Dhvani detects the language of the input text automatically. This is mainly based on the unicode code point range of the input text. The exact steps used for language detection is as follows:
- Tokenize the input to words. Done by synthesizer
- For each word, scan from left to right, until a valid unicode range of any of the supported language is found.
- If the script detected is Devangari, which is common script for many languages, check the system locale. If the system locale is a language which is in Devangari script and a supportef language , return that language . Marathi uses Devanagari script. So this step is important for that module.
- If a word could not detected, try to read it using the language of previous word. For eg a string like "മലയാളം 123".
Here for 123, the language cannot be determined using the above rules. So try the language of the previous word. In our case , it is ml_IN, so 123 will be passed to the number reading function of Malayalam module.

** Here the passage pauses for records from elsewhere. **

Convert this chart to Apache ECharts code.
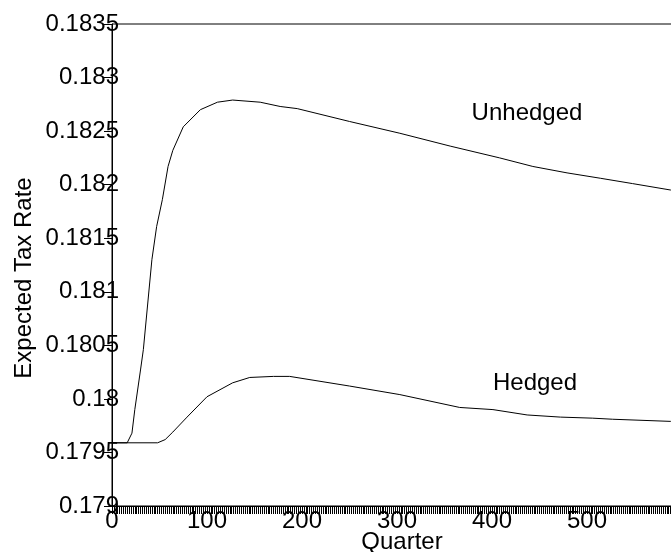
<!DOCTYPE html>
<html>
<head>
<meta charset="utf-8">
<script src="https://cdn.jsdelivr.net/npm/echarts@6/dist/echarts.min.js"></script>
<style>
html,body{margin:0;padding:0;background:#fff;}
#chart{width:671px;height:552px;}
</style>
</head>
<body>
<div id="chart"></div>
<script>
// Quarter / expected tax rate readings
var unhedgedQuarter = [0, 16, 21, 24, 30, 33, 42, 47, 53, 59, 64, 75, 93, 111, 127, 156, 177, 195, 250, 303, 356, 408, 443, 479, 514, 548, 588, 600];
var unhedgedRate = [0.17959, 0.17959, 0.17968, 0.17990, 0.18027, 0.18046, 0.18130, 0.18161, 0.18186, 0.18217, 0.18232, 0.18254, 0.18270, 0.18277, 0.18279, 0.18277, 0.18273, 0.18271, 0.18259, 0.18248, 0.18236, 0.18225, 0.18217, 0.18211, 0.18206, 0.18201, 0.18195, 0.18193];
var hedgedQuarter = [0, 48, 56, 64, 79, 100, 127, 145, 170, 187, 250, 303, 366, 401, 437, 472, 506, 527, 588, 600];
var hedgedRate = [0.17959, 0.17959, 0.17962, 0.17969, 0.17983, 0.18002, 0.18015, 0.18020, 0.18021, 0.18021, 0.18012, 0.18004, 0.17992, 0.17990, 0.17985, 0.17983, 0.17982, 0.17981, 0.17979, 0.17979];
var seriesNames = ['Unhedged', 'Hedged'];
var xTitle = 'Quarter';
var yTitle = 'Expected Tax Rate';

function zip(a, b) { return a.map(function (q, i) { return [q, b[i]]; }); }

var FONT = 'Liberation Sans, Arial, sans-serif';
var chart = echarts.init(document.getElementById('chart'), null, {renderer: 'canvas'});
chart.setOption({
  animation: false,
  backgroundColor: '#fff',
  grid: {left: 112, top: 24, width: 570, height: 482, show: true, borderColor: '#000', borderWidth: 1,
    backgroundColor: 'transparent', containLabel: false, outerBoundsMode: 'none'},
  xAxis: {
    type: 'value', min: 0, max: 600, interval: 100,
    axisLine: {show: true, onZero: false, lineStyle: {color: '#000', width: 1}},
    axisTick: {show: true, inside: false, length: 8, lineStyle: {color: '#000', width: 1}},
    minorTick: {show: true, splitNumber: 50, length: 8, lineStyle: {color: '#000', width: 1}},
    axisLabel: {fontSize: 24, fontFamily: FONT, color: '#000', margin: 3, showMaxLabel: false},
    splitLine: {show: false}
  },
  yAxis: {
    type: 'value', min: 0.179, max: 0.1835, interval: 0.0005,
    axisLine: {show: true, onZero: false, lineStyle: {color: '#000', width: 1}},
    axisTick: {show: true, inside: false, length: 8, lineStyle: {color: '#000', width: 1}},
    axisLabel: {fontSize: 24, fontFamily: FONT, color: '#000', margin: -7,
      formatter: function (v) { return String(+v.toFixed(4)); }},
    splitLine: {show: false}
  },
  graphic: [
    {type: 'text', x: 24, y: 278, rotation: Math.PI / 2,
      style: {text: yTitle, font: '24px ' + FONT, fill: '#000', align: 'center', verticalAlign: 'middle'}},
    {type: 'text', x: 402, y: 542,
      style: {text: xTitle, font: '24px ' + FONT, fill: '#000', align: 'center', verticalAlign: 'middle'}},
    {type: 'text', x: 527, y: 113,
      style: {text: seriesNames[0], font: '24px ' + FONT, fill: '#000', align: 'center', verticalAlign: 'middle'}},
    {type: 'text', x: 535, y: 383,
      style: {text: seriesNames[1], font: '24px ' + FONT, fill: '#000', align: 'center', verticalAlign: 'middle'}}
  ],
  series: [
    {name: seriesNames[0], type: 'line', data: zip(unhedgedQuarter, unhedgedRate), showSymbol: false, symbol: 'none',
      lineStyle: {color: '#000', width: 1}, clip: true},
    {name: seriesNames[1], type: 'line', data: zip(hedgedQuarter, hedgedRate), showSymbol: false, symbol: 'none',
      lineStyle: {color: '#000', width: 1}, clip: true}
  ]
});
</script>
</body>
</html>
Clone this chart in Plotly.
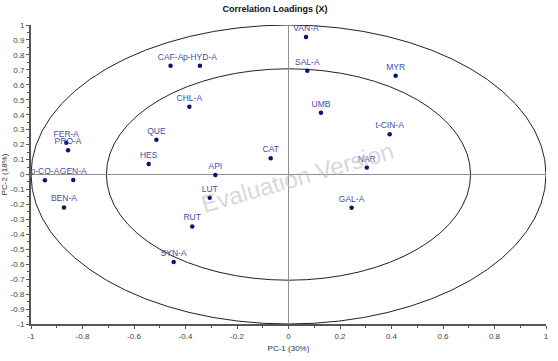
import numpy as np
import plotly.graph_objects as go

# ---- data ----
labels = ["VAN-A", "SAL-A", "MYR", "UMB", "t-CIN-A", "NAR", "CAT", "GAL-A",
          "CAF-A", "p-HYD-A", "CHL-A", "QUE", "HES", "API", "FER-A", "PRO-A",
          "p-CO-A", "GEN-A", "BEN-A", "LUT", "RUT", "SYN-A"]
pc1 = [0.068, 0.073, 0.416, 0.126, 0.393, 0.304, -0.069, 0.245,
       -0.458, -0.344, -0.385, -0.513, -0.543, -0.284, -0.863, -0.856,
       -0.946, -0.836, -0.872, -0.306, -0.374, -0.446]
pc2 = [0.92, 0.694, 0.661, 0.413, 0.269, 0.046, 0.108, -0.222,
       0.728, 0.728, 0.454, 0.233, 0.070, -0.003, 0.213, 0.162,
       -0.039, -0.037, -0.22, -0.155, -0.347, -0.585]

x_ticks = [-1, -0.8, -0.6, -0.4, -0.2, 0, 0.2, 0.4, 0.6, 0.8, 1]
x_tick_text = ["-1", "-0.8", "-0.6", "-0.4", "-0.2", "0", "0.2", "0.4", "0.6", "0.8", "1"]
y_ticks = [1, 0.9, 0.8, 0.7, 0.6, 0.5, 0.4, 0.3, 0.2, 0.1, 0,
           -0.1, -0.2, -0.3, -0.4, -0.5, -0.6, -0.7, -0.8, -0.9, -1]
y_tick_text = ["1", "0.9", "0.8", "0.7", "0.6", "0.5", "0.4", "0.3", "0.2", "0.1", "0",
               "-0.1", "-0.2", "-0.3", "-0.4", "-0.5", "-0.6", "-0.7", "-0.8", "-0.9", "-1"]
ellipse_radii = [1.0, 0.7071]

title = "Correlation Loadings (X)"
x_title = "PC-1 (30%)"
y_title = "PC-2 (18%)"
watermark = "Evaluation Version"

FONT = "Liberation Sans, Arial, sans-serif"

fig = go.Figure()

fig.add_trace(go.Scatter(
    x=pc1, y=pc2, mode="markers+text", text=labels,
    textposition="top center",
    textfont=dict(family=FONT, size=8.5, color="#4a4aa8"),
    marker=dict(size=4.5, color="#10107a"),
    cliponaxis=False, hoverinfo="text", showlegend=False,
))

for r in ellipse_radii:
    fig.add_shape(type="circle", xref="x", yref="y",
                  x0=-r, x1=r, y0=-r, y1=r,
                  line=dict(color="#222222", width=1), layer="below")

fig.add_annotation(x=0.033, y=-0.017, xref="x", yref="y",
                   text=watermark, showarrow=False, textangle=-16,
                   font=dict(family=FONT, size=24, color="rgba(190,190,190,0.6)"))

fig.update_layout(
    width=558, height=361,
    margin=dict(l=31, r=12, t=25, b=37, autoexpand=False),
    paper_bgcolor="white", plot_bgcolor="white",
    font=dict(family=FONT, size=8, color="#333333"),
    title=dict(text="<b>" + title + "</b>", x=0.493, xanchor="center",
               y=0.975, yanchor="middle",
               font=dict(family=FONT, size=9, color="#111111")),
    xaxis=dict(range=[-1, 1], autorange=False, showgrid=False, automargin=False,
               zeroline=True, zerolinecolor="#909090", zerolinewidth=1,
               showline=True, linecolor="#555555", linewidth=2,
               ticks="outside", ticklen=3, tickcolor="#555555",
               tickvals=x_ticks, ticktext=x_tick_text,
               tickfont=dict(size=8, color="#444444"),
               minor=dict(ticks="outside", ticklen=2, dtick=0.1, tickcolor="#555555"),
               title=dict(text=x_title, font=dict(size=8, color="#333333"), standoff=6)),
    yaxis=dict(range=[-1, 1], autorange=False, showgrid=False, automargin=False,
               zeroline=True, zerolinecolor="#909090", zerolinewidth=1,
               showline=True, linecolor="#555555", linewidth=2,
               ticks="outside", ticklen=3, tickcolor="#555555",
               tickvals=y_ticks, ticktext=y_tick_text,
               tickfont=dict(size=8, color="#444444"),
               minor=dict(ticks="outside", ticklen=2, dtick=0.05, tickcolor="#555555"),
               title=dict(text=y_title, font=dict(size=8, color="#333333"), standoff=2)),
)

fig.write_html("out.html")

- If any of the above is not succeeded,exit the program with the error message.
- Language detection is done for each word. That means, even if the input sentence contains words from any supported languages, dhvani will read it in corresponding language. For example, a single sentense may contain, Hindi, Marathi, Gujarathi and Malayalam words
- User language switch is given high priority. If user specifies the language using -l or --lang switch the above algorithm will not be used.
- Since the detection is not based on first letter, the word may start with any symbols. For example , "---മലയാളം" will be recognized as a Malayalam word.